§ WRITTEN TASK
All the data must come back unchanged, except that pictures are left out.

--- Start of DATASET CONTENT ---

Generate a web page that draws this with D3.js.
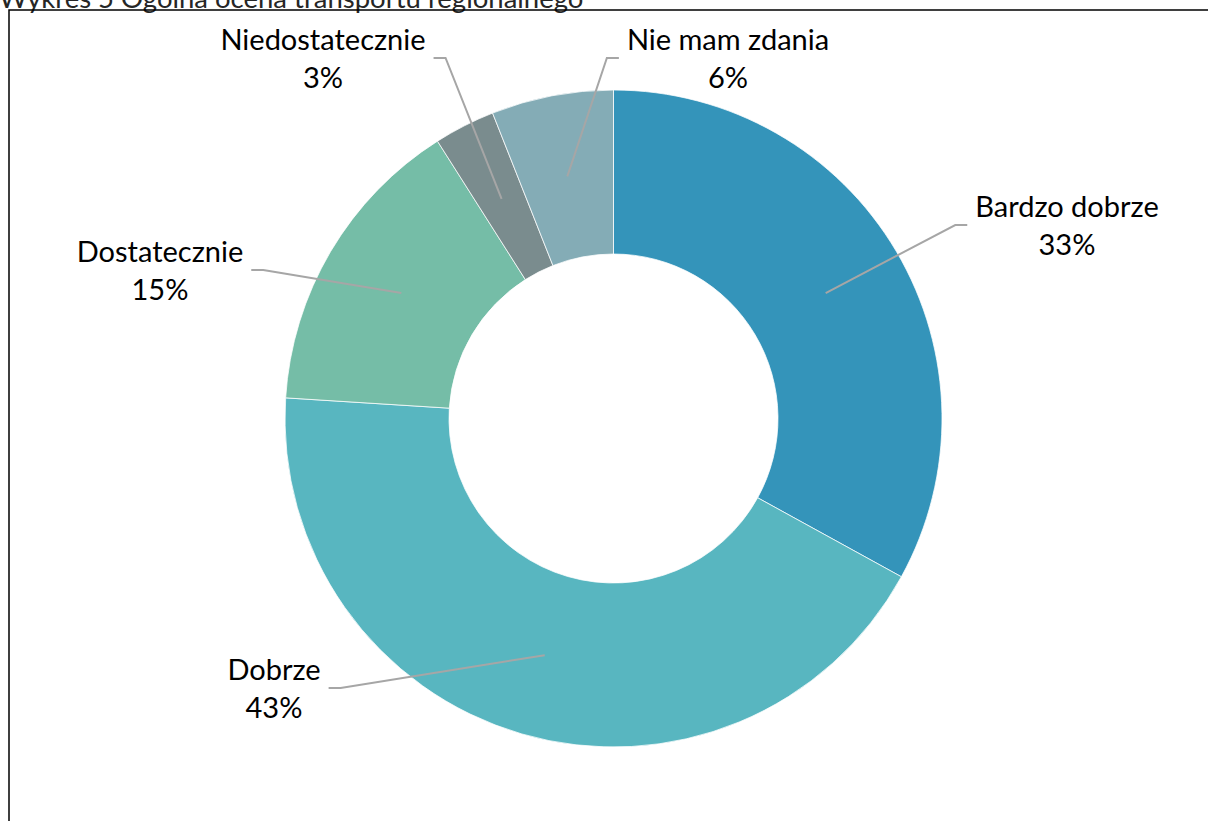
<!DOCTYPE html>
<html>
<head>
<meta charset="utf-8">
<script src="https://cdn.jsdelivr.net/npm/d3@7"></script>
<style>
  body { margin: 0; background: #fff; }
  svg { display: block; font-family: Lato, "Noto Sans", sans-serif; }
</style>
</head>
<body>
<svg id="chart" width="1208" height="821"></svg>
<script>
// Chart data
var categories = ["Bardzo dobrze", "Dobrze", "Dostatecznie", "Niedostatecznie", "Nie mam zdania"];
var values = [33, 43, 15, 3, 6];
var colors = ["#3494BA", "#58B6C0", "#75BDA7", "#7A8C8E", "#84ACB6"];
var title = "Wykres 5 Ogólna ocena transportu regionalnego";

// Label placement (text centre x, first baseline y), in page pixels
var labelLayout = [
    { x: 1067, y: 217 },
    { x: 274, y: 680 },
    { x: 160, y: 262 },
    { x: 323, y: 50 },
    { x: 728, y: 50 }
];

var svg = d3.select("#chart");
var cx = 613.5, cy = 418.5, outerR = 328.5, innerR = 164.5;

// Title, clipped at the top like the source
svg.append("text")
    .attr("x", -1)
    .attr("y", 8)
    .attr("font-size", 27.5)
    .attr("fill", "#262626")
    .text(title);

// Frame
svg.append("rect")
    .attr("x", 9)
    .attr("y", 10)
    .attr("width", 1220)
    .attr("height", 840)
    .attr("fill", "none")
    .attr("stroke", "#000")
    .attr("stroke-width", 1.5);

var pie = d3.pie().sort(null).value(d => d.value);
var arc = d3.arc().innerRadius(innerR).outerRadius(outerR);
var data = categories.map((c, i) => ({ name: c, value: values[i], color: colors[i], label: labelLayout[i] }));
var arcs = pie(data);

var g = svg.append("g").attr("transform", `translate(${cx},${cy})`);

g.selectAll("path")
    .data(arcs)
    .join("path")
    .attr("d", arc)
    .attr("fill", d => d.data.color)
    .attr("stroke", "#fff")
    .attr("stroke-width", 0.75);

// Labels
var labels = svg.append("g");
var lineH = 38;
arcs.forEach(function (d) {
    var lb = d.data.label;
    var t = labels.append("text")
        .attr("text-anchor", "middle")
        .attr("font-size", 29)
        .attr("fill", "#000");
    t.append("tspan").attr("x", lb.x).attr("y", lb.y).text(d.data.name);
    t.append("tspan").attr("x", lb.x).attr("y", lb.y + lineH).text(d.data.value + "%");
    d.textNode = t.node();
});

// Leader lines from the first label line to the slice centroid
arcs.forEach(function (d) {
    var c = arc.centroid(d);
    var px = cx + c[0], py = cy + c[1];
    var first = d.textNode.firstChild.getBBox();
    var ly = d.data.label.y + 8;
    var sx, bx;
    if (px > first.x + first.width) { sx = first.x + first.width + 8; bx = sx + 12; }
    else { sx = first.x - 8; bx = sx - 12; }
    labels.append("path")
        .attr("d", d3.line()([[sx, ly], [bx, ly], [px, py]]))
        .attr("fill", "none")
        .attr("stroke", "#A6A6A6")
        .attr("stroke-width", 2);
});
</script>
</body>
</html>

--- End of DATASET CONTENT ---

§ RESULT
Generate a web page that draws this with D3.js.
<!DOCTYPE html>
<html>
<head>
<meta charset="utf-8">
<script src="https://cdn.jsdelivr.net/npm/d3@7"></script>
<style>
  body { margin: 0; background: #fff; }
  svg { display: block; font-family: Lato, "Noto Sans", sans-serif; }
</style>
</head>
<body>
<svg id="chart" width="1208" height="821"></svg>
<script>
// Chart data
var categories = ["Bardzo dobrze", "Dobrze", "Dostatecznie", "Niedostatecznie", "Nie mam zdania"];
var values = [33, 43, 15, 3, 6];
var colors = ["#3494BA", "#58B6C0", "#75BDA7", "#7A8C8E", "#84ACB6"];
var title = "Wykres 5 Ogólna ocena transportu regionalnego";

// Label placement (text centre x, first baseline y), in page pixels
var labelLayout = [
    { x: 1067, y: 217 },
    { x: 274, y: 680 },
    { x: 160, y: 262 },
    { x: 323, y: 50 },
    { x: 728, y: 50 }
];

var svg = d3.select("#chart");
var cx = 613.5, cy = 418.5, outerR = 328.5, innerR = 164.5;

// Title, clipped at the top like the source
svg.append("text")
    .attr("x", -1)
    .attr("y", 8)
    .attr("font-size", 27.5)
    .attr("fill", "#262626")
    .text(title);

// Frame
svg.append("rect")
    .attr("x", 9)
    .attr("y", 10)
    .attr("width", 1220)
    .attr("height", 840)
    .attr("fill", "none")
    .attr("stroke", "#000")
    .attr("stroke-width", 1.5);

var pie = d3.pie().sort(null).value(d => d.value);
var arc = d3.arc().innerRadius(innerR).outerRadius(outerR);
var data = categories.map((c, i) => ({ name: c, value: values[i], color: colors[i], label: labelLayout[i] }));
var arcs = pie(data);

var g = svg.append("g").attr("transform", `translate(${cx},${cy})`);

g.selectAll("path")
    .data(arcs)
    .join("path")
    .attr("d", arc)
    .attr("fill", d => d.data.color)
    .attr("stroke", "#fff")
    .attr("stroke-width", 0.75);

// Labels
var labels = svg.append("g");
var lineH = 38;
arcs.forEach(function (d) {
    var lb = d.data.label;
    var t = labels.append("text")
        .attr("text-anchor", "middle")
        .attr("font-size", 29)
        .attr("fill", "#000");
    t.append("tspan").attr("x", lb.x).attr("y", lb.y).text(d.data.name);
    t.append("tspan").attr("x", lb.x).attr("y", lb.y + lineH).text(d.data.value + "%");
    d.textNode = t.node();
});

// Leader lines from the first label line to the slice centroid
arcs.forEach(function (d) {
    var c = arc.centroid(d);
    var px = cx + c[0], py = cy + c[1];
    var first = d.textNode.firstChild.getBBox();
    var ly = d.data.label.y + 8;
    var sx, bx;
    if (px > first.x + first.width) { sx = first.x + first.width + 8; bx = sx + 12; }
    else { sx = first.x - 8; bx = sx - 12; }
    labels.append("path")
        .attr("d", d3.line()([[sx, ly], [bx, ly], [px, py]]))
        .attr("fill", "none")
        .attr("stroke", "#A6A6A6")
        .attr("stroke-width", 2);
});
</script>
</body>
</html>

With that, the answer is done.